— start of Exercise data —
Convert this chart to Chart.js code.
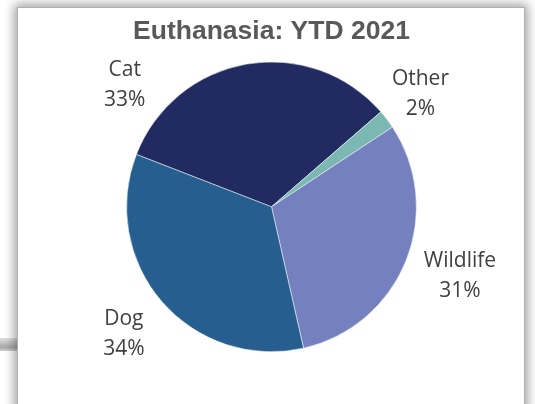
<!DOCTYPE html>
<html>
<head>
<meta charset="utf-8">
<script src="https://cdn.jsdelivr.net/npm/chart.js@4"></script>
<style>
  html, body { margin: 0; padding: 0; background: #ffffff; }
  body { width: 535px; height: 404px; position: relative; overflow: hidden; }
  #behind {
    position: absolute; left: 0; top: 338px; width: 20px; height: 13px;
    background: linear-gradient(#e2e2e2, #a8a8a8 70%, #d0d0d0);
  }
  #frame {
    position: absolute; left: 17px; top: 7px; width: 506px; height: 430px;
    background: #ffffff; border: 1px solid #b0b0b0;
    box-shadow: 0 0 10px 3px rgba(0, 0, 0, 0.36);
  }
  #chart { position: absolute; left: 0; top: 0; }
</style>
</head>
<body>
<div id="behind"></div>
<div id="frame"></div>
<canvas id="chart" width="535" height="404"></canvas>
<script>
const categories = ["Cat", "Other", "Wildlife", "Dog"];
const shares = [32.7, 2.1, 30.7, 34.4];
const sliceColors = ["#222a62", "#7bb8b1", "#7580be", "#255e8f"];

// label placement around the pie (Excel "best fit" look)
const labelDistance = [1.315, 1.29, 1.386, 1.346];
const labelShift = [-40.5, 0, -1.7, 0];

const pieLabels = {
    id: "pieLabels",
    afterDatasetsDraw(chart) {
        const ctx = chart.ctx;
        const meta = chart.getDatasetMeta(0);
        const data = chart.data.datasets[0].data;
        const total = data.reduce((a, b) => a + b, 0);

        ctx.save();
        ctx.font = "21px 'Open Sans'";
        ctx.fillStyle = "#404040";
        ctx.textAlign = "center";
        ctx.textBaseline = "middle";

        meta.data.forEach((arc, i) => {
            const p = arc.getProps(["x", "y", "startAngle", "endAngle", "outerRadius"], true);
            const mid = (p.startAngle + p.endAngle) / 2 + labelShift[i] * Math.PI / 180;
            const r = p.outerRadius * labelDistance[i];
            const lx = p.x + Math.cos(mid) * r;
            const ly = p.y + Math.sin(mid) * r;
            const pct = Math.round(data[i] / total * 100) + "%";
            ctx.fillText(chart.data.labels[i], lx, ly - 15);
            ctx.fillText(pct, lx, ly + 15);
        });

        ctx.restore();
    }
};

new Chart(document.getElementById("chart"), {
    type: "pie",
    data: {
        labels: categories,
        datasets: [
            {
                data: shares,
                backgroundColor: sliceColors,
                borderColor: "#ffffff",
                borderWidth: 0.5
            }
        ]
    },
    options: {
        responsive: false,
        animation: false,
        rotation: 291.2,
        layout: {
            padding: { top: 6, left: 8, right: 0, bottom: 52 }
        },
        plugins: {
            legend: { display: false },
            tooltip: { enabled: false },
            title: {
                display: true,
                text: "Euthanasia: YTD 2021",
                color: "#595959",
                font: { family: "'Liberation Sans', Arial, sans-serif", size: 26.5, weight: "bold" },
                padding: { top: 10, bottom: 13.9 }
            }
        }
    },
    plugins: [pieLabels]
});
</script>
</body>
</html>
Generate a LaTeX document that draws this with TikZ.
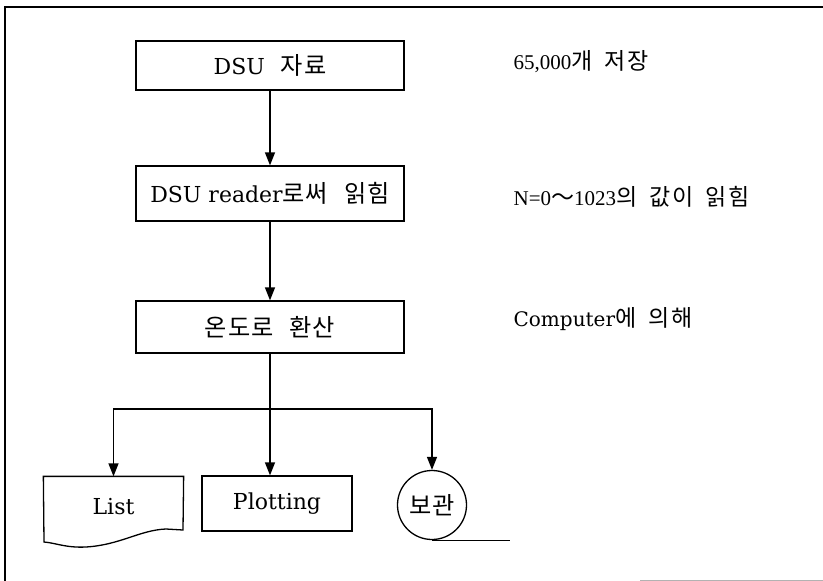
— end of Exercise data —
### Aim of the task
All records above are to be printed exactly, minus the pictures they contain.

### Solution for this problem
Convert this chart to Chart.js code.
<!DOCTYPE html>
<html>
<head>
<meta charset="utf-8">
<script src="https://cdn.jsdelivr.net/npm/chart.js@4"></script>
<style>
  html, body { margin: 0; padding: 0; background: #ffffff; }
  body { width: 535px; height: 404px; position: relative; overflow: hidden; }
  #behind {
    position: absolute; left: 0; top: 338px; width: 20px; height: 13px;
    background: linear-gradient(#e2e2e2, #a8a8a8 70%, #d0d0d0);
  }
  #frame {
    position: absolute; left: 17px; top: 7px; width: 506px; height: 430px;
    background: #ffffff; border: 1px solid #b0b0b0;
    box-shadow: 0 0 10px 3px rgba(0, 0, 0, 0.36);
  }
  #chart { position: absolute; left: 0; top: 0; }
</style>
</head>
<body>
<div id="behind"></div>
<div id="frame"></div>
<canvas id="chart" width="535" height="404"></canvas>
<script>
const categories = ["Cat", "Other", "Wildlife", "Dog"];
const shares = [32.7, 2.1, 30.7, 34.4];
const sliceColors = ["#222a62", "#7bb8b1", "#7580be", "#255e8f"];

// label placement around the pie (Excel "best fit" look)
const labelDistance = [1.315, 1.29, 1.386, 1.346];
const labelShift = [-40.5, 0, -1.7, 0];

const pieLabels = {
    id: "pieLabels",
    afterDatasetsDraw(chart) {
        const ctx = chart.ctx;
        const meta = chart.getDatasetMeta(0);
        const data = chart.data.datasets[0].data;
        const total = data.reduce((a, b) => a + b, 0);

        ctx.save();
        ctx.font = "21px 'Open Sans'";
        ctx.fillStyle = "#404040";
        ctx.textAlign = "center";
        ctx.textBaseline = "middle";

        meta.data.forEach((arc, i) => {
            const p = arc.getProps(["x", "y", "startAngle", "endAngle", "outerRadius"], true);
            const mid = (p.startAngle + p.endAngle) / 2 + labelShift[i] * Math.PI / 180;
            const r = p.outerRadius * labelDistance[i];
            const lx = p.x + Math.cos(mid) * r;
            const ly = p.y + Math.sin(mid) * r;
            const pct = Math.round(data[i] / total * 100) + "%";
            ctx.fillText(chart.data.labels[i], lx, ly - 15);
            ctx.fillText(pct, lx, ly + 15);
        });

        ctx.restore();
    }
};

new Chart(document.getElementById("chart"), {
    type: "pie",
    data: {
        labels: categories,
        datasets: [
            {
                data: shares,
                backgroundColor: sliceColors,
                borderColor: "#ffffff",
                borderWidth: 0.5
            }
        ]
    },
    options: {
        responsive: false,
        animation: false,
        rotation: 291.2,
        layout: {
            padding: { top: 6, left: 8, right: 0, bottom: 52 }
        },
        plugins: {
            legend: { display: false },
            tooltip: { enabled: false },
            title: {
                display: true,
                text: "Euthanasia: YTD 2021",
                color: "#595959",
                font: { family: "'Liberation Sans', Arial, sans-serif", size: 26.5, weight: "bold" },
                padding: { top: 10, bottom: 13.9 }
            }
        }
    },
    plugins: [pieLabels]
});
</script>
</body>
</html>
Generate a LaTeX document that draws this with TikZ.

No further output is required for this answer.